> [AIM OF THE EXERCISE]: Quote the listing below in its entirety, omitting every image.
━━━━━━
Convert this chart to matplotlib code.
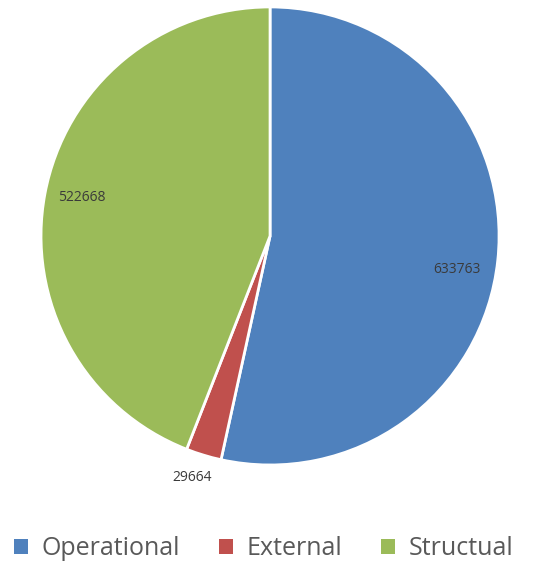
import numpy as np
import matplotlib.pyplot as plt
from matplotlib.patches import Patch

# data
categories = ["Operational", "External", "Structual"]
values = [633763, 29664, 522668]
colors = ["#4F81BD", "#C0504D", "#9BBB59"]

fig = plt.figure(figsize=(5.44, 5.69), dpi=100)
ax = fig.add_axes([0.0754, 0.1828, 0.842, 0.805])

wedges, _ = ax.pie(values, colors=colors, startangle=90, counterclock=False,
                   wedgeprops=dict(edgecolor="white", linewidth=2))
ax.set_xlim(-1, 1)
ax.set_ylim(-1, 1)
ax.set_aspect("equal")

# label distance / angle nudge per slice (small slice label sits outside)
dists = [0.83, 1.11, 0.84]
nudge = [-4, -1, -1]
for w, v, d, n in zip(wedges, values, dists, nudge):
    ang = np.deg2rad((w.theta1 + w.theta2) / 2 + n)
    ax.text(d * np.cos(ang), d * np.sin(ang), str(v), ha="center", va="center",
            fontsize=10, color="#3a3a3a", family="Open Sans")

handles = [Patch(facecolor=c, edgecolor="none") for c in colors]
fig.legend(handles, categories, loc="center", bbox_to_anchor=(0.485, 0.036),
           ncol=3, frameon=False, handlelength=0.55, handleheight=0.55,
           handletextpad=0.55, columnspacing=1.55,
           prop={"family": "Open Sans", "size": 18}, labelcolor="#595959")

fig.savefig("out.png", dpi=100)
━━━━━━
> [REPLY]:
Convert this chart to matplotlib code.
import numpy as np
import matplotlib.pyplot as plt
from matplotlib.patches import Patch

# data
categories = ["Operational", "External", "Structual"]
values = [633763, 29664, 522668]
colors = ["#4F81BD", "#C0504D", "#9BBB59"]

fig = plt.figure(figsize=(5.44, 5.69), dpi=100)
ax = fig.add_axes([0.0754, 0.1828, 0.842, 0.805])

wedges, _ = ax.pie(values, colors=colors, startangle=90, counterclock=False,
                   wedgeprops=dict(edgecolor="white", linewidth=2))
ax.set_xlim(-1, 1)
ax.set_ylim(-1, 1)
ax.set_aspect("equal")

# label distance / angle nudge per slice (small slice label sits outside)
dists = [0.83, 1.11, 0.84]
nudge = [-4, -1, -1]
for w, v, d, n in zip(wedges, values, dists, nudge):
    ang = np.deg2rad((w.theta1 + w.theta2) / 2 + n)
    ax.text(d * np.cos(ang), d * np.sin(ang), str(v), ha="center", va="center",
            fontsize=10, color="#3a3a3a", family="Open Sans")

handles = [Patch(facecolor=c, edgecolor="none") for c in colors]
fig.legend(handles, categories, loc="center", bbox_to_anchor=(0.485, 0.036),
           ncol=3, frameon=False, handlelength=0.55, handleheight=0.55,
           handletextpad=0.55, columnspacing=1.55,
           prop={"family": "Open Sans", "size": 18}, labelcolor="#595959")

fig.savefig("out.png", dpi=100)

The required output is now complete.